Elsewhere, gas plants might not have the same struggle. The Oxford Institute for Energy Studies said China could add 40-50 GW of new gas-fired power capacity by 2025 to 140–150 GW, up 50% from current levels, as the government tries to limit coal consumption.

But in Europe, where coal is already hard to finance, lending institutions and governments have moved on to tightening requirements for funding gas projects.

The European Investment Bank, Europe's largest public lender, has revamped its lending policy to largely exclude new gas infrastructure from the end of this year.

"To put it mildly, gas is over...Without the end to the use of unabated fossil fuels, we will not be able to reach the climate targets," EIB president Werner Hoyer said in January.

The European Commission has proposed rules to restrict funding for natural gas projects because of the risk they pose to the bloc’s climate goals.

Industry and some governments have lobbied hard as the Commission also considers how to classify power plants fuelled by natural gas under its sustainable finance taxonomy and it has delayed the decision until later this year.

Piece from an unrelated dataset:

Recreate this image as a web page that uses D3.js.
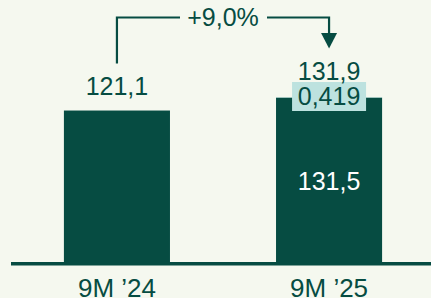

If gas power plants are classified as green provided they are equipped with CCS, that would allow them to be marketed in Europe as sustainable investments from next year.

Even with that, the end of Europe's gas era could be in sight.

"The window for (building) conventional gas generation does seem to be narrowing. We have the feeling you have to get material gas investments done by the mid-decade unless pairing it with CCS or doing something creative with hydrogen," said Murray Douglas, research director at consultancy Wood Mackenzie.

© Reuters. FILE PHOTO: Energy company RWE npower's new gas-fired Pembroke Power Station, the largest of its type in Europe, is seen during its completion ceremony in Pembroke, Wales September 19, 2012.  REUTERS/Rebecca Naden

"But we still need something to plug the (supply) gap over the next 10-15 years so gas will have to remain part of the power mix."